**WHAT TO PRODUCE**
Repeat the material verbatim. Images are excluded from the copy.

**DATA PROVIDED**
[START]

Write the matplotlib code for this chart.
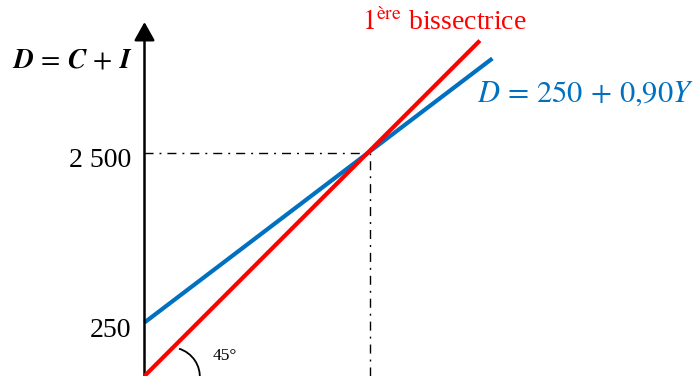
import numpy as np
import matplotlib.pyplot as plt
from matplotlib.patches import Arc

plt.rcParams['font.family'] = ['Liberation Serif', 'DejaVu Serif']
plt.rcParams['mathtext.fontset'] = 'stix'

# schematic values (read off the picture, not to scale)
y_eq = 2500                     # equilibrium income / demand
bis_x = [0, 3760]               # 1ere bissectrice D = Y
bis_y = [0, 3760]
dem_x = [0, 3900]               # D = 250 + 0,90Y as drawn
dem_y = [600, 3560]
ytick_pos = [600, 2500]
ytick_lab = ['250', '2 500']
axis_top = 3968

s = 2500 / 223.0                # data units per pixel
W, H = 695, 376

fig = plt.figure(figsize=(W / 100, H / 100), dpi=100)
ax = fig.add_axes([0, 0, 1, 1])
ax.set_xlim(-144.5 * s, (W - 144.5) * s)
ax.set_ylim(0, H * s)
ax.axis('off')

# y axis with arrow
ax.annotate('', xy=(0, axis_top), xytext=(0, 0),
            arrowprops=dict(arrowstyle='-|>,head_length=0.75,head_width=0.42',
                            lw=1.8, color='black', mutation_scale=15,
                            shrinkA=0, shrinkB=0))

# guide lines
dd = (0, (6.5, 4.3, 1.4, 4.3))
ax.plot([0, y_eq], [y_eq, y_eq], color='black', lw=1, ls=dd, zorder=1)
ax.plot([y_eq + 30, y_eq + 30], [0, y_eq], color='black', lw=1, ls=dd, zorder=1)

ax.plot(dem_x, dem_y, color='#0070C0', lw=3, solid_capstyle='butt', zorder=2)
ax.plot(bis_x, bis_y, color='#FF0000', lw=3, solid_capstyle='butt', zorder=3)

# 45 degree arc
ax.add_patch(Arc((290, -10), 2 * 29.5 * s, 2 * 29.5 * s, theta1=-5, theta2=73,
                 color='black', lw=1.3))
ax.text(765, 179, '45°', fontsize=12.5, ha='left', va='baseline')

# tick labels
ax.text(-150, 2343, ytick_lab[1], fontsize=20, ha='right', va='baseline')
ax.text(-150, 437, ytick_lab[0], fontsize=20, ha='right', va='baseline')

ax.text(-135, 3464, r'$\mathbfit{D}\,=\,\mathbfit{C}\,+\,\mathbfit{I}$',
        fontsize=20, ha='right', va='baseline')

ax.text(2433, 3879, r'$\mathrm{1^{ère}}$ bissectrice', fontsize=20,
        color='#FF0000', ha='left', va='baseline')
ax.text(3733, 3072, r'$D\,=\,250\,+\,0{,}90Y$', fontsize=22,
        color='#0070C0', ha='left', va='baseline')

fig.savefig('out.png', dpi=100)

[END]

**FULL RESPONSE**
Write the matplotlib code for this chart.
import numpy as np
import matplotlib.pyplot as plt
from matplotlib.patches import Arc

plt.rcParams['font.family'] = ['Liberation Serif', 'DejaVu Serif']
plt.rcParams['mathtext.fontset'] = 'stix'

# schematic values (read off the picture, not to scale)
y_eq = 2500                     # equilibrium income / demand
bis_x = [0, 3760]               # 1ere bissectrice D = Y
bis_y = [0, 3760]
dem_x = [0, 3900]               # D = 250 + 0,90Y as drawn
dem_y = [600, 3560]
ytick_pos = [600, 2500]
ytick_lab = ['250', '2 500']
axis_top = 3968

s = 2500 / 223.0                # data units per pixel
W, H = 695, 376

fig = plt.figure(figsize=(W / 100, H / 100), dpi=100)
ax = fig.add_axes([0, 0, 1, 1])
ax.set_xlim(-144.5 * s, (W - 144.5) * s)
ax.set_ylim(0, H * s)
ax.axis('off')

# y axis with arrow
ax.annotate('', xy=(0, axis_top), xytext=(0, 0),
            arrowprops=dict(arrowstyle='-|>,head_length=0.75,head_width=0.42',
                            lw=1.8, color='black', mutation_scale=15,
                            shrinkA=0, shrinkB=0))

# guide lines
dd = (0, (6.5, 4.3, 1.4, 4.3))
ax.plot([0, y_eq], [y_eq, y_eq], color='black', lw=1, ls=dd, zorder=1)
ax.plot([y_eq + 30, y_eq + 30], [0, y_eq], color='black', lw=1, ls=dd, zorder=1)

ax.plot(dem_x, dem_y, color='#0070C0', lw=3, solid_capstyle='butt', zorder=2)
ax.plot(bis_x, bis_y, color='#FF0000', lw=3, solid_capstyle='butt', zorder=3)

# 45 degree arc
ax.add_patch(Arc((290, -10), 2 * 29.5 * s, 2 * 29.5 * s, theta1=-5, theta2=73,
                 color='black', lw=1.3))
ax.text(765, 179, '45°', fontsize=12.5, ha='left', va='baseline')

# tick labels
ax.text(-150, 2343, ytick_lab[1], fontsize=20, ha='right', va='baseline')
ax.text(-150, 437, ytick_lab[0], fontsize=20, ha='right', va='baseline')

ax.text(-135, 3464, r'$\mathbfit{D}\,=\,\mathbfit{C}\,+\,\mathbfit{I}$',
        fontsize=20, ha='right', va='baseline')

ax.text(2433, 3879, r'$\mathrm{1^{ère}}$ bissectrice', fontsize=20,
        color='#FF0000', ha='left', va='baseline')
ax.text(3733, 3072, r'$D\,=\,250\,+\,0{,}90Y$', fontsize=22,
        color='#0070C0', ha='left', va='baseline')

fig.savefig('out.png', dpi=100)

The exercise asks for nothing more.